I am a firm believer that road trips were created to test the foundation of a relationship. I know that was true in our case. I struggle to even call what we achieved a “road trip” when “circus” seems a much more accurate description. Whatever it was, it has brought us closer, and we are stronger than ever before so I wouldn’t change it for anything.

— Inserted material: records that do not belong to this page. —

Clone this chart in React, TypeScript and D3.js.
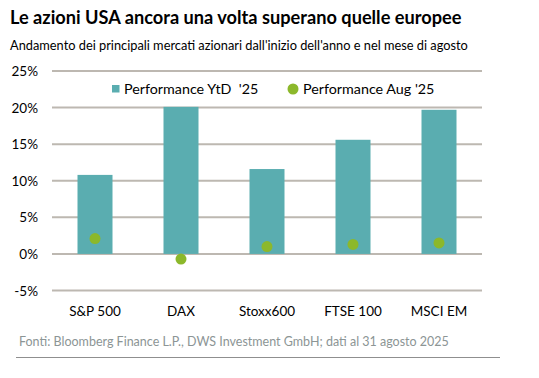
import React from "react";
import * as d3 from "d3";

const categories = ["S&P 500", "DAX", "Stoxx600", "FTSE 100", "MSCI EM"];
const ytdValues = [10.8, 20.1, 11.6, 15.6, 19.7];
const augValues = [2.1, -0.7, 1.0, 1.3, 1.5];
const yTicks = [-5, 0, 5, 10, 15, 20, 25];
const legendLabels = ["Performance YtD  '25", "Performance Aug '25"];

const W = 539;
const H = 378;
const TEAL = "#5aadb0";
const GREEN = "#8cb82b";
const GRID = "#bdb8b1";
const FONT = "Lato, 'Open Sans', sans-serif";

export default function App() {
  const x = d3.scaleBand<string>().domain(categories).range([52, 482]).paddingInner(0.6).paddingOuter(0.3);
  const y = d3.scaleLinear().domain([-5, 25]).range([290.5, 71]);
  const bw = x.bandwidth();

  return (
    <svg width={W} height={H} style={{ position: "absolute", left: 0, top: 0, background: "#fff" }} fontFamily={FONT}>
      <text x={10} y={24} fontSize={18.2} fontWeight={700} fill="#000">
        Le azioni USA ancora una volta superano quelle europee
      </text>
      <text x={10} y={50} fontSize={12.8} fill="#000">
        Andamento dei principali mercati azionari dall'inizio dell'anno e nel mese di agosto
      </text>
      {yTicks.map((t) => (
        <g key={t}>
          <line x1={52} x2={482} y1={y(t)} y2={y(t)} stroke={GRID} strokeWidth={2} />
          <text x={38} y={y(t) + 5} fontSize={13.5} textAnchor="end" fill="#000">
            {t}%
          </text>
        </g>
      ))}
      {categories.map((c, i) => {
        const cx = (x(c) as number) + bw / 2;
        const v = ytdValues[i];
        return (
          <g key={c}>
            <rect x={cx - 17.5} width={35} y={y(Math.max(0, v))} height={Math.abs(y(v) - y(0))} fill={TEAL} />
            <circle cx={cx} cy={y(augValues[i])} r={5.5} fill={GREEN} />
            <text x={cx} y={316} fontSize={13.5} textAnchor="middle" fill="#000">
              {c}
            </text>
          </g>
        );
      })}
      <rect x={74} y={80} width={210} height={20} fill="#fff" />
      <rect x={112} y={85} width={7.5} height={7.5} fill={TEAL} />
      <text x={124} y={94} fontSize={14.3} fill="#000" style={{ whiteSpace: "pre" }}>
        {legendLabels[0]}
      </text>
      <rect x={284} y={80} width={160} height={20} fill="#fff" />
      <circle cx={293} cy={89} r={5.5} fill={GREEN} />
      <text x={303} y={94} fontSize={14.3} fill="#000" style={{ whiteSpace: "pre" }}>
        {legendLabels[1]}
      </text>
      <text x={19} y={346} fontSize={12.5} fill="#8c9595">
        Fonti: Bloomberg Finance L.P., DWS Investment GmbH; dati al 31 agosto 2025
      </text>
      <line x1={16} x2={500} y1={357.5} y2={357.5} stroke="#8f8f8f" strokeWidth={1} />
    </svg>
  );
}
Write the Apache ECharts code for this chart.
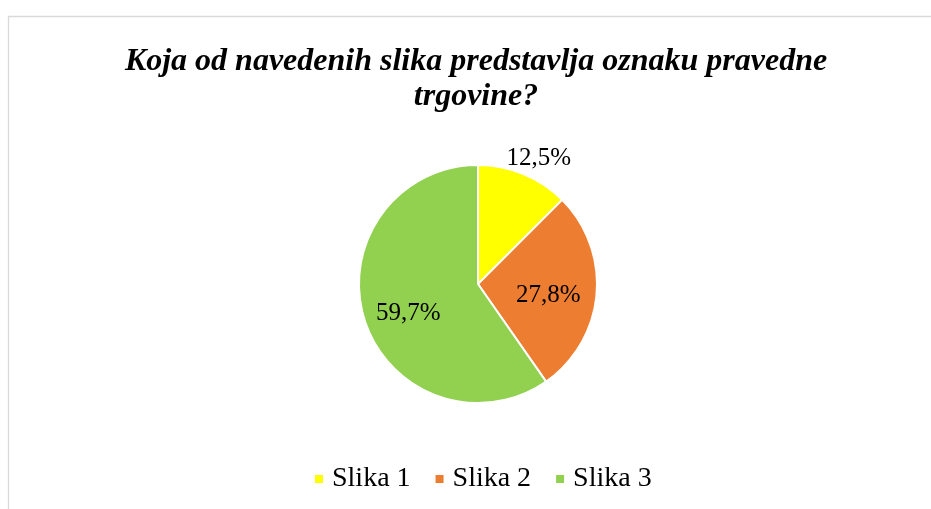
<!DOCTYPE html>
<html>
<head>
<meta charset="utf-8">
<script src="https://cdn.jsdelivr.net/npm/echarts@6/dist/echarts.min.js"></script>
<style>
  html, body { margin: 0; padding: 0; background: #fff; }
  #chart { width: 931px; height: 509px; }
</style>
</head>
<body>
<div id="chart"></div>
<script>
// podaci
const categories = ['Slika 1', 'Slika 2', 'Slika 3'];
const values = [12.5, 27.8, 59.7];
const colors = ['#FFFF00', '#ED7D31', '#92D050'];
const labelTexts = ['12,5%', '27,8%', '59,7%'];

const serif = '"Liberation Serif", "Times New Roman", serif';

// pomaci oznaka (dx, dy) da bi bile kao u originalu
const labelShift = [[-25, -8], [8, 6], [-10, 11]];

const chart = echarts.init(document.getElementById('chart'));

const option = {
  backgroundColor: '#fff',
  animation: false,
  graphic: [{
    type: 'rect',
    shape: { x: 8.5, y: 16.5, width: 1000, height: 600 },
    style: { fill: 'none', stroke: '#d9d9d9', lineWidth: 1.3 },
    silent: true
  }],
  title: {
    text: 'Koja od navedenih slika predstavlja oznaku pravedne\ntrgovine?',
    left: 471,
    textAlign: 'center',
    top: 39,
    textStyle: {
      fontFamily: serif,
      fontSize: 32,
      fontWeight: 'bold',
      fontStyle: 'italic',
      color: '#000',
      lineHeight: 35
    }
  },
  legend: {
    data: categories,
    bottom: 11,
    left: 308,
    icon: 'rect',
    itemWidth: 10,
    itemHeight: 10,
    itemGap: 23,
    textStyle: {
      fontFamily: serif,
      fontSize: 28,
      color: '#000',
      padding: [0, 0, 0, 3]
    }
  },
  series: [{
    type: 'pie',
    center: [478, 284],
    radius: [0, 119],
    startAngle: 90,
    clockwise: true,
    itemStyle: { borderColor: '#fff', borderWidth: 2 },
    labelLine: { show: false, length: 8, length2: 0 },
    label: {
      fontFamily: serif,
      fontSize: 25,
      color: '#000',
      formatter: p => labelTexts[p.dataIndex]
    },
    labelLayout: p => ({ dx: labelShift[p.dataIndex][0], dy: labelShift[p.dataIndex][1] }),
    data: categories.map((name, i) => ({
      name: name,
      value: values[i],
      itemStyle: { color: colors[i] },
      label: { position: i === 0 ? 'outside' : 'inside' }
    }))
  }]
};

chart.setOption(option);
</script>
</body>
</html>
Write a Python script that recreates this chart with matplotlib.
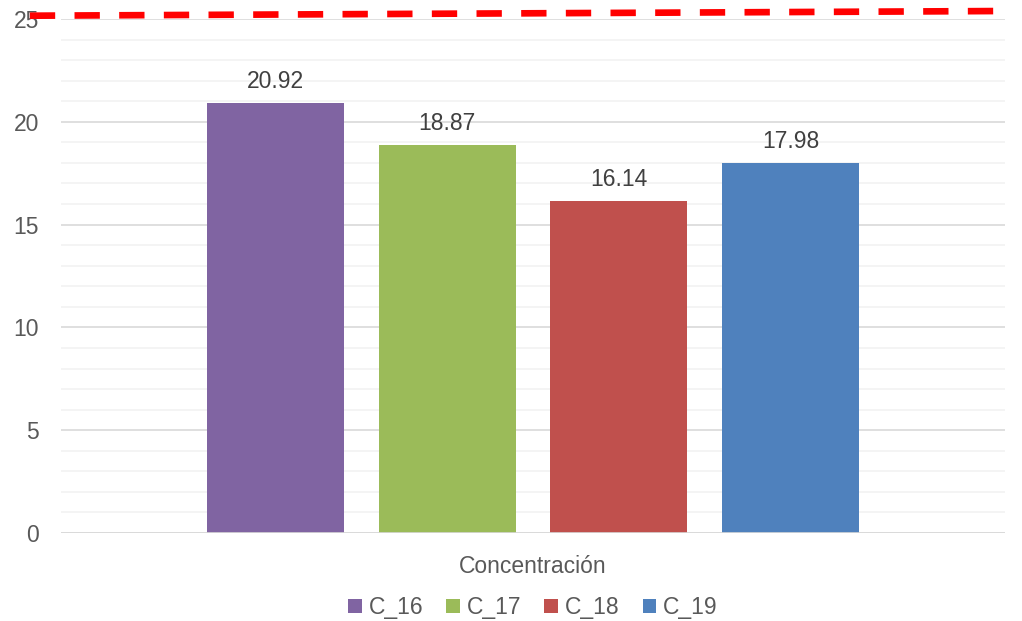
import matplotlib.pyplot as plt
import numpy as np

plt.rcParams["font.family"] = ["Liberation Sans", "DejaVu Sans"]

series = ["C_16", "C_17", "C_18", "C_19"]
values = [20.92, 18.87, 16.14, 17.98]
colors = ["#8064A2", "#9BBB59", "#C0504D", "#4F81BD"]
category = "Concentración"
limit_line = [25.16, 25.39]  # dashed red line, left end / right end

text_color = "#595959"
fs = 16.5

fig = plt.figure(figsize=(10.22, 6.21), dpi=100)
ax = fig.add_axes([61 / 1022, 1 - 533 / 621, 944 / 1022, 514 / 621])

step = 0.182
width = 0.145
for i, (name, v, c) in enumerate(zip(series, values, colors)):
    x = 0.5 + (i - 1.5) * step
    ax.bar(x, v, width=width, color=c, label=name, zorder=3)
    ax.text(x, v + 0.5, f"{v:.2f}", ha="center", va="bottom",
            fontsize=fs, color="#404040")

ax.set_xlim(0, 1)
ax.set_ylim(0, 25)
ax.set_yticks(np.arange(0, 26, 5))
ax.set_yticks(np.arange(0, 26, 1), minor=True)
ax.grid(axis="y", which="major", color="#D9D9D9", linewidth=1.2, zorder=0)
ax.grid(axis="y", which="minor", color="#F2F2F2", linewidth=1.2, zorder=0)
ax.tick_params(axis="y", which="both", length=0, labelsize=fs,
               labelcolor=text_color, pad=16)
ax.set_xticks([0.5])
ax.set_xticklabels([category])
ax.tick_params(axis="x", length=0, labelsize=fs, labelcolor=text_color, pad=16)
for s in ax.spines.values():
    s.set_visible(False)
ax.axhline(0, color="#D9D9D9", linewidth=1.2, zorder=4)

# dashed line drawn in data coords, extending a bit past the plot area
ax.plot([-0.033, 1.006], limit_line, color="#FF0000", linewidth=4.8,
        linestyle=(0, (3.8, 2.9)), clip_on=False, zorder=5)

ax.legend(loc="center", bbox_to_anchor=(0.5, -0.145), ncol=4,
          frameon=False, fontsize=fs, handlelength=0.6, handleheight=0.6,
          handletextpad=0.3, columnspacing=1.0, labelcolor=text_color)

fig.savefig("out.png", dpi=100)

Last summer, my boyfriend Nik and I decided to move from Vancouver Island to Nova Scotia in hopes of finding a house that we could afford. Because we wanted to bring our car along, we decided to make a road trip of it. How big could Canada be anyway? So we packed up our Honda Civic and set off early one morning. Now before I go any further, when I say packed up, I don’t just mean a trunk stuffed with our most precious belongings. We were also bringing along our three fur babies. We are parents to a 25-pound Jack Russell-cross named Zak, a 50-pound chocolate Lab named Gryffin and a cat called Gunner. We had initially planned on having Gunner flown out, but with the added cost of airfare, we decided that he’d best come along for the ride as well. Now you might be starting to understand why I’ve been using the word circus to describe this drive. Imagine a Honda Civic packed with two grown adults, two dogs that took up the entirety of the backseat, one cat that also needed a litter tray, and our belongings that filled the trunk and the floor of the car.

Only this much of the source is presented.